Colombia’s Juan Guillermo Cuadrado (left) and Camilo Zuniga.

DPA/Sao Paulo

 

Juan Guillermo Cuadrado and Camilo Zuniga shine in Italy’s Serie A and in Colombia’s World Cup squad, but they have less positive things in common too.

The two men were born in the banana-growing Colombian region of Uraba, near the Panamanian border, which was shaken by the violence of right-wing paramilitaries in the 1980s and 1990s.

Cuadrado, 26, was only four when he heard shots inside his home in the village of Necocli. He hid under a bed, which may have saved him from a stray bullet, and when he came out he found the dead body of his father, who worked in a banana field.

Zuniga, 28, was born 85 kilometres away in Chigorodo, also in the warm Uraba.

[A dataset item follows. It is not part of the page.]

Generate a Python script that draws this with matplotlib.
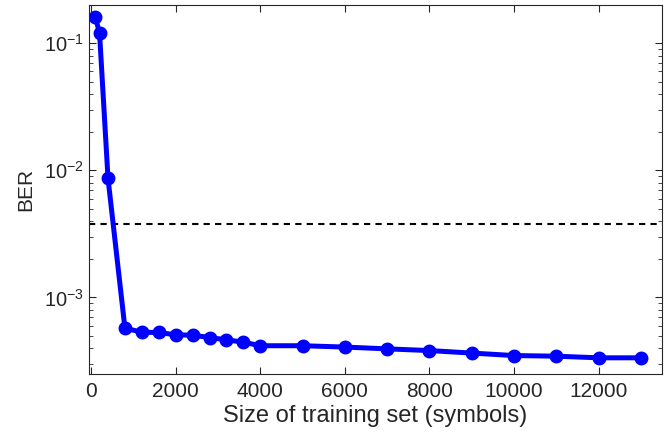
import numpy as np
import matplotlib
matplotlib.use("Agg")
import matplotlib.pyplot as plt
from matplotlib.ticker import LogLocator, NullFormatter

plt.rcParams['font.family'] = ['Liberation Sans', 'DejaVu Sans']
plt.rcParams['mathtext.fontset'] = 'custom'
plt.rcParams['mathtext.rm'] = 'Liberation Sans'
plt.rcParams['mathtext.it'] = 'Liberation Sans:italic'
plt.rcParams['mathtext.sf'] = 'Liberation Sans'

# training set size (symbols) and measured BER
train_size = [100, 200, 400, 800, 1200, 1600, 2000, 2400, 2800, 3200, 3600, 4000,
              5000, 6000, 7000, 8000, 9000, 10000, 11000, 12000, 13000]
ber = [0.161, 0.120, 8.66e-3, 5.73e-4, 5.33e-4, 5.30e-4, 5.08e-4, 5.05e-4, 4.84e-4,
       4.64e-4, 4.45e-4, 4.17e-4, 4.17e-4, 4.07e-4, 3.94e-4, 3.82e-4, 3.65e-4,
       3.49e-4, 3.45e-4, 3.35e-4, 3.35e-4]
fec_limit = 3.8e-3

grey = '#262626'

fig = plt.figure(figsize=(6.68, 4.41), dpi=100)
ax = fig.add_axes([0.1332, 0.152, 0.991 - 0.1332, 0.9887 - 0.152])

ax.axhline(fec_limit, color='black', linestyle=(0, (3, 2.5)), linewidth=1.5)
ax.plot(train_size, ber, color='#0000ff', linewidth=3.6, marker='o',
        markersize=6.2, markeredgewidth=3.8, markerfacecolor='none',
        markeredgecolor='#0000ff')

ax.set_yscale('log')
ax.set_xlim(-50, 13500)
ax.set_ylim(2.5e-4, 0.2)
ax.set_xticks(np.arange(0, 13000, 2000))
ax.yaxis.set_major_locator(LogLocator(base=10, numticks=10))
ax.yaxis.set_minor_locator(LogLocator(base=10, subs=np.arange(2, 10), numticks=10))
ax.yaxis.set_minor_formatter(NullFormatter())

ax.tick_params(which='both', direction='in', top=True, right=True, colors=grey,
               labelcolor=grey)
ax.tick_params(which='major', length=5, width=0.8)
ax.tick_params(which='minor', length=3, width=0.6)
ax.tick_params(axis='x', pad=6, labelsize=15)
ax.tick_params(axis='y', labelsize=14.5)
for s in ax.spines.values():
    s.set_color(grey)
    s.set_linewidth(0.8)

ax.set_xlabel('Size of training set (symbols)', fontsize=17, color=grey, labelpad=3)
ax.set_ylabel('BER', fontsize=15, color=grey, labelpad=6)

fig.savefig('out.png', dpi=100)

Like Cuadrado, he was poor, and his football-crazy family bought his first sports shoes in instalments.

Fiorentina midfielder Cuadrado and Napoli right-back Zuniga grew up playing football on dirt and cement pitches, with rag balls and barefoot.

Cuadrado left Necocli at the age of 12 for the Uraba city of Apartado, and eventually moved on to Medellin, where he got a chance in the youth scheme of Independiente Medellin.

Zuniga also arrived in Colombia’s second-largest city, but to play for Atletico Nacional.

The two men are now millionaires who have their families with them in Europe and enjoy a life of comfort, but they have not forgotten their roots and support local children.

Zuniga was in Chigorodo ahead of the World Cup to supervise the work of his foundation, which helps around 70 children who dream of being professional footballers, like he once did. “I play for you because I have you in my heart,” Zuniga told them.

Cuadrado also cooperates with the foundation, which goes beyond football and helps provide education and food for poor children.

It was for this cause that Cuadrado started to auction off last year the shirts he got from stars like Francesco Totti, Andrea Pirlo, Robinho or Kevin-Prince Boateng.

For all his traumatic experiences, Cuadrado’s memories of his native Uraba focus on food.

“I miss ‘calentao,’ that was really tasty,” he says of a dish with beans or lentils, rice and potatoes cooked with herbs.

His mother, Marcela Bello, who is also with him in Brazil and helps fix his trademark curls, says she tries to make the dish in Italy too.